--- WHAT YOU ARE ASKED TO DO ---
Repeat the material verbatim. Images are excluded from the copy.

--- Records with drawing code ---
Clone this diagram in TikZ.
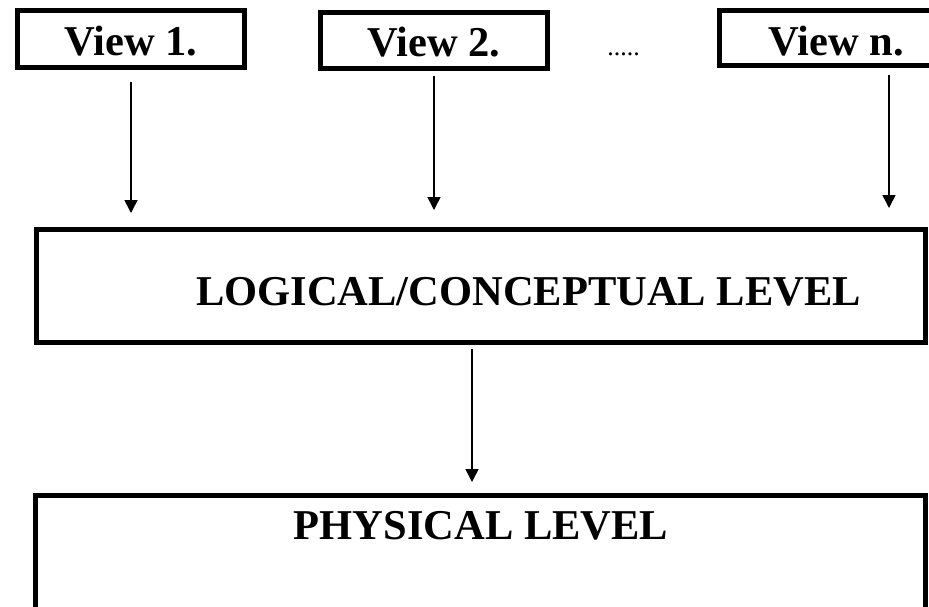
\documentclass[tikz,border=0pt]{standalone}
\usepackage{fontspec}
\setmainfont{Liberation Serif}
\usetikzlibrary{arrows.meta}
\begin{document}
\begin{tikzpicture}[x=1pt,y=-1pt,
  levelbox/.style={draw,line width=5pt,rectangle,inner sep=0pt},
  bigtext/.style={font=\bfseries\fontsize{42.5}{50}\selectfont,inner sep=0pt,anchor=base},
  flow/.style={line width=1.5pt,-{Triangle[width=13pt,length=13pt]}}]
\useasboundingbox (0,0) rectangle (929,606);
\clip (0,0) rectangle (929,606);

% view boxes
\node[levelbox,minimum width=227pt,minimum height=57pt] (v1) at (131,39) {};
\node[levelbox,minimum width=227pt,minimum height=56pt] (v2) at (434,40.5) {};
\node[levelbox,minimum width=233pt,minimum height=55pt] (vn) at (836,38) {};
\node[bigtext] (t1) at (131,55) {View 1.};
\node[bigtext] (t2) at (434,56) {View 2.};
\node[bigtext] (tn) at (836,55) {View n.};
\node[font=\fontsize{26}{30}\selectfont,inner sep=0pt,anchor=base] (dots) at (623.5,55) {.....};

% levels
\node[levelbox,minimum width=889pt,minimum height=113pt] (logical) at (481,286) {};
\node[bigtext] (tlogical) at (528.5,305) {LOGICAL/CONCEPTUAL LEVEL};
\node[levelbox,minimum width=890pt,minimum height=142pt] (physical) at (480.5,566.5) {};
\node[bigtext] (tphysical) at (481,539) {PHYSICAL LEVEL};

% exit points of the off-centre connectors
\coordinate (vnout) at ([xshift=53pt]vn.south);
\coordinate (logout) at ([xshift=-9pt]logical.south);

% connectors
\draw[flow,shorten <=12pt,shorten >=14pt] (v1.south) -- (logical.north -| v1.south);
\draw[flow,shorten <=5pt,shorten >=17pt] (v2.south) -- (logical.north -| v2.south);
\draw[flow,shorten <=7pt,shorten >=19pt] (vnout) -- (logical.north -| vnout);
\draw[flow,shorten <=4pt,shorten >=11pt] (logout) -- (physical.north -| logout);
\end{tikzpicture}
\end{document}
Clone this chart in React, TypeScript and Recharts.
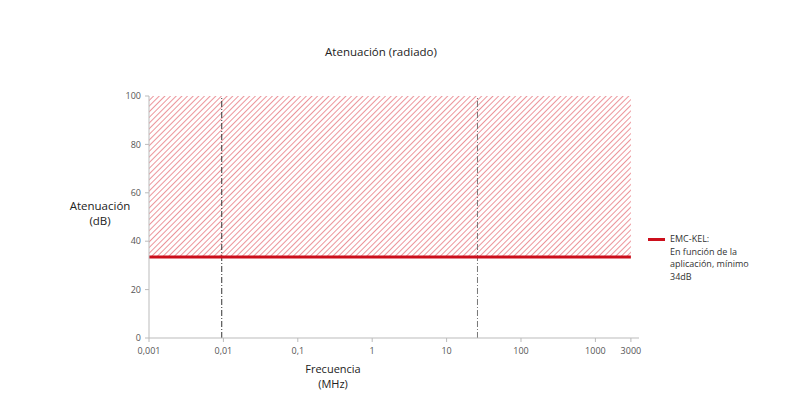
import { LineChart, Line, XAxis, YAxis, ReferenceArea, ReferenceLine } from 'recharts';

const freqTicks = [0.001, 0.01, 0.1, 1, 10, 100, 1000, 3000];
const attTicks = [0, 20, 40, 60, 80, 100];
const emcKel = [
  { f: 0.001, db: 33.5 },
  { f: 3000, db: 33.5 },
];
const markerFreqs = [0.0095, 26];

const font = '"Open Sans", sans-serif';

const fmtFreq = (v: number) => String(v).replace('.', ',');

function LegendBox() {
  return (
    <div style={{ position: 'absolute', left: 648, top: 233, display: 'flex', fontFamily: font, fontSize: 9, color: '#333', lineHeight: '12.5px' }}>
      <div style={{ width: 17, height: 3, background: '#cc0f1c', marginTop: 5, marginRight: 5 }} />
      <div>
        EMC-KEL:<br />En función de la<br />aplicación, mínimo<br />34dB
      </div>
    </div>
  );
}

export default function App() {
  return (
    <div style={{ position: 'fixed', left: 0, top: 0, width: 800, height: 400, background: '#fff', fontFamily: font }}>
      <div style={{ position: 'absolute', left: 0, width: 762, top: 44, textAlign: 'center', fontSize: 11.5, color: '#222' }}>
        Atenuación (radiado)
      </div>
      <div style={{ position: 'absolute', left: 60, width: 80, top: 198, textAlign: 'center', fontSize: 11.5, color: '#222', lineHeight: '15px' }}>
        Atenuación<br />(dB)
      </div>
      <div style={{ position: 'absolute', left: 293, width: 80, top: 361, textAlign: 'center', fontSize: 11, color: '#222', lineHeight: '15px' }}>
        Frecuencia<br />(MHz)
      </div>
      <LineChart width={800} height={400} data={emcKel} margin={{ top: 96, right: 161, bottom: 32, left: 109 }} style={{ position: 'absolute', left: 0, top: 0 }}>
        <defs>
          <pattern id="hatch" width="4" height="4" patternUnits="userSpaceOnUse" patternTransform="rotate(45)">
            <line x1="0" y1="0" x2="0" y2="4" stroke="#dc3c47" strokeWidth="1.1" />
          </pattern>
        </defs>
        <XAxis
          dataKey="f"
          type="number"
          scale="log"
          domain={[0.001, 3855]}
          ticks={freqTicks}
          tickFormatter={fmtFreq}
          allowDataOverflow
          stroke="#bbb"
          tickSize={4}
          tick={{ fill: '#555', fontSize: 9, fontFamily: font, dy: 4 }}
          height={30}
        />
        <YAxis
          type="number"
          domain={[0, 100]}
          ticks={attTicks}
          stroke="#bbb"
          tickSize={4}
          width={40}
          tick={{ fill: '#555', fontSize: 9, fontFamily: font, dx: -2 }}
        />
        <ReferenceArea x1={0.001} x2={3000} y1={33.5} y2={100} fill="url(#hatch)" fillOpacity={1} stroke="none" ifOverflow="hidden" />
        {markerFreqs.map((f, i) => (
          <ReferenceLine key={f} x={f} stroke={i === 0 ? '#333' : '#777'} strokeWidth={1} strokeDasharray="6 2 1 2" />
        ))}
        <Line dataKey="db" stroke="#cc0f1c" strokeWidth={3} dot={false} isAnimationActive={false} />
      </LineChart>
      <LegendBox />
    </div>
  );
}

--- SOLUTION TO THIS TASK ---
Clone this diagram in TikZ.
\documentclass[tikz,border=0pt]{standalone}
\usepackage{fontspec}
\setmainfont{Liberation Serif}
\usetikzlibrary{arrows.meta}
\begin{document}
\begin{tikzpicture}[x=1pt,y=-1pt,
  levelbox/.style={draw,line width=5pt,rectangle,inner sep=0pt},
  bigtext/.style={font=\bfseries\fontsize{42.5}{50}\selectfont,inner sep=0pt,anchor=base},
  flow/.style={line width=1.5pt,-{Triangle[width=13pt,length=13pt]}}]
\useasboundingbox (0,0) rectangle (929,606);
\clip (0,0) rectangle (929,606);

% view boxes
\node[levelbox,minimum width=227pt,minimum height=57pt] (v1) at (131,39) {};
\node[levelbox,minimum width=227pt,minimum height=56pt] (v2) at (434,40.5) {};
\node[levelbox,minimum width=233pt,minimum height=55pt] (vn) at (836,38) {};
\node[bigtext] (t1) at (131,55) {View 1.};
\node[bigtext] (t2) at (434,56) {View 2.};
\node[bigtext] (tn) at (836,55) {View n.};
\node[font=\fontsize{26}{30}\selectfont,inner sep=0pt,anchor=base] (dots) at (623.5,55) {.....};

% levels
\node[levelbox,minimum width=889pt,minimum height=113pt] (logical) at (481,286) {};
\node[bigtext] (tlogical) at (528.5,305) {LOGICAL/CONCEPTUAL LEVEL};
\node[levelbox,minimum width=890pt,minimum height=142pt] (physical) at (480.5,566.5) {};
\node[bigtext] (tphysical) at (481,539) {PHYSICAL LEVEL};

% exit points of the off-centre connectors
\coordinate (vnout) at ([xshift=53pt]vn.south);
\coordinate (logout) at ([xshift=-9pt]logical.south);

% connectors
\draw[flow,shorten <=12pt,shorten >=14pt] (v1.south) -- (logical.north -| v1.south);
\draw[flow,shorten <=5pt,shorten >=17pt] (v2.south) -- (logical.north -| v2.south);
\draw[flow,shorten <=7pt,shorten >=19pt] (vnout) -- (logical.north -| vnout);
\draw[flow,shorten <=4pt,shorten >=11pt] (logout) -- (physical.north -| logout);
\end{tikzpicture}
\end{document}
Clone this chart in React, TypeScript and Recharts.
import { LineChart, Line, XAxis, YAxis, ReferenceArea, ReferenceLine } from 'recharts';

const freqTicks = [0.001, 0.01, 0.1, 1, 10, 100, 1000, 3000];
const attTicks = [0, 20, 40, 60, 80, 100];
const emcKel = [
  { f: 0.001, db: 33.5 },
  { f: 3000, db: 33.5 },
];
const markerFreqs = [0.0095, 26];

const font = '"Open Sans", sans-serif';

const fmtFreq = (v: number) => String(v).replace('.', ',');

function LegendBox() {
  return (
    <div style={{ position: 'absolute', left: 648, top: 233, display: 'flex', fontFamily: font, fontSize: 9, color: '#333', lineHeight: '12.5px' }}>
      <div style={{ width: 17, height: 3, background: '#cc0f1c', marginTop: 5, marginRight: 5 }} />
      <div>
        EMC-KEL:<br />En función de la<br />aplicación, mínimo<br />34dB
      </div>
    </div>
  );
}

export default function App() {
  return (
    <div style={{ position: 'fixed', left: 0, top: 0, width: 800, height: 400, background: '#fff', fontFamily: font }}>
      <div style={{ position: 'absolute', left: 0, width: 762, top: 44, textAlign: 'center', fontSize: 11.5, color: '#222' }}>
        Atenuación (radiado)
      </div>
      <div style={{ position: 'absolute', left: 60, width: 80, top: 198, textAlign: 'center', fontSize: 11.5, color: '#222', lineHeight: '15px' }}>
        Atenuación<br />(dB)
      </div>
      <div style={{ position: 'absolute', left: 293, width: 80, top: 361, textAlign: 'center', fontSize: 11, color: '#222', lineHeight: '15px' }}>
        Frecuencia<br />(MHz)
      </div>
      <LineChart width={800} height={400} data={emcKel} margin={{ top: 96, right: 161, bottom: 32, left: 109 }} style={{ position: 'absolute', left: 0, top: 0 }}>
        <defs>
          <pattern id="hatch" width="4" height="4" patternUnits="userSpaceOnUse" patternTransform="rotate(45)">
            <line x1="0" y1="0" x2="0" y2="4" stroke="#dc3c47" strokeWidth="1.1" />
          </pattern>
        </defs>
        <XAxis
          dataKey="f"
          type="number"
          scale="log"
          domain={[0.001, 3855]}
          ticks={freqTicks}
          tickFormatter={fmtFreq}
          allowDataOverflow
          stroke="#bbb"
          tickSize={4}
          tick={{ fill: '#555', fontSize: 9, fontFamily: font, dy: 4 }}
          height={30}
        />
        <YAxis
          type="number"
          domain={[0, 100]}
          ticks={attTicks}
          stroke="#bbb"
          tickSize={4}
          width={40}
          tick={{ fill: '#555', fontSize: 9, fontFamily: font, dx: -2 }}
        />
        <ReferenceArea x1={0.001} x2={3000} y1={33.5} y2={100} fill="url(#hatch)" fillOpacity={1} stroke="none" ifOverflow="hidden" />
        {markerFreqs.map((f, i) => (
          <ReferenceLine key={f} x={f} stroke={i === 0 ? '#333' : '#777'} strokeWidth={1} strokeDasharray="6 2 1 2" />
        ))}
        <Line dataKey="db" stroke="#cc0f1c" strokeWidth={3} dot={false} isAnimationActive={false} />
      </LineChart>
      <LegendBox />
    </div>
  );
}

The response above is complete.